Tuesday, July 13, 2010

NY Times on the Country-Clubization of American Higher Education: Money Flowing to Adminstrators' Pockets, While Students and Faculty Suffer

Sam Dillon's recent New York Times article about how college and university presidents are now spending their schools' money confirms a point I've made repeatedly on this blog: namely, that many top administrators in American higher education today are earning top dollars, while faculty needs--and the needs of students--receive short shrift.  As I've noted, higher education in the U.S. is modeled more and more on the corporate world whose representatives now dominate the governing boards of colleges and universities.

In the process, the importance of education is being lost sight of, as is the value of a liberal arts education rooted in the core values of the humanities, values necessary to sustain civil society.
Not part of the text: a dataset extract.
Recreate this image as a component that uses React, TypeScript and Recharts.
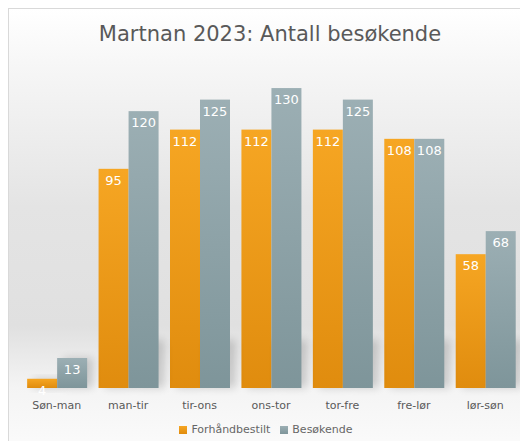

Dillon reports that while many colleges and universities are spending less and less on faculty salaries and student instruction, they are spending more and more on their administrative sectors, on legal services, and on public relations.  Though the article does not specify this, the rise in spending in the administrative sector is directly related to the burgeoning salaries of many university presidents, along with those of their administrative teams--of their CFOs in particular.  And the rise in spending on legal services has to do with the shoddy treatment of many faculty members by schools intent on operating more like a corporation than an academy, which end up eliciting legal challenges from faculty whose rights are violated.

The article cites Richard K. Vedder, who studies the economics of higher education, and who notes that university presidents are now frequently pushing for elaborate athletic centers and state-of-the-art student union buildings, while cutting money for classroom needs.  Vedder decries this development, which, in his view, represents "the country-clubization of the American university."

These disturbing trends in American higher education were brought home to me all over again this past week, when my elderly uncle in Houston and his son called to tell me they had gotten a solicitation letter from the United Methodist HBCU in Florida that hired Steve and me in 2006, and then fired us after a year, after its president promised us jobs there up to our retirement.  The solicitation letter asks my 90-year old uncle to consider buying a first-class seat for the school's football games--though he lives in Texas and the university is in Florida.

Needless to say, given what this school did to Steve and me, my cousin and uncle were decidedly unhappy to receive a solicitation letter from the school.  Their unhappiness deepened when I told them the school had their names in its database because I had given a donation to the university following my aunt's death in 2006, shortly before I began to work at the university.  A notice of the donation had gone to my uncle as my aunt's survivor, and to their son.

Steve and I had also gotten the same solicitation letter last week, though I've written the university a number of times to ask that it stop sending any such requests to me.  There's something . . . rather tacky . . . about firing folks whom you've placed in a situation of debt (we bought a house when we were promised jobs at the university up to retirement), and then asking them to donate money to you, no?

This school has announced in the last year or so that it intends to build a glitzy new 16,378 square-foot athletic center to the tune of nearly $5 million, and a posh new 62,175 square-foot residential center for students costing $6 million, though in the year I was academic vice-president of the university, I had to fight to get money to renovate classrooms whose walls were, in some cases, literally falling in on the students sitting in them.  And I fought unsuccessfully for funds to renovate a building that housed both classrooms and faculty offices that was in equally deplorable shape.

Stories like this suggest to me that we're a culture in crisis, because they indicate that not a few American institutions of higher education are no longer taking seriously their covenant with the culture at large to focus on strong liberal arts education and produce students who will have the values and know-how to keep democracy alive in the 21st century.  Meanwhile, as university presidents act more and more like CEOs of ruthless corporations and market their schools accordingly, the money that rolls in from these ad campaigns goes disproportionately into the pockets of presidents and their CFOs--and not to faculty and students.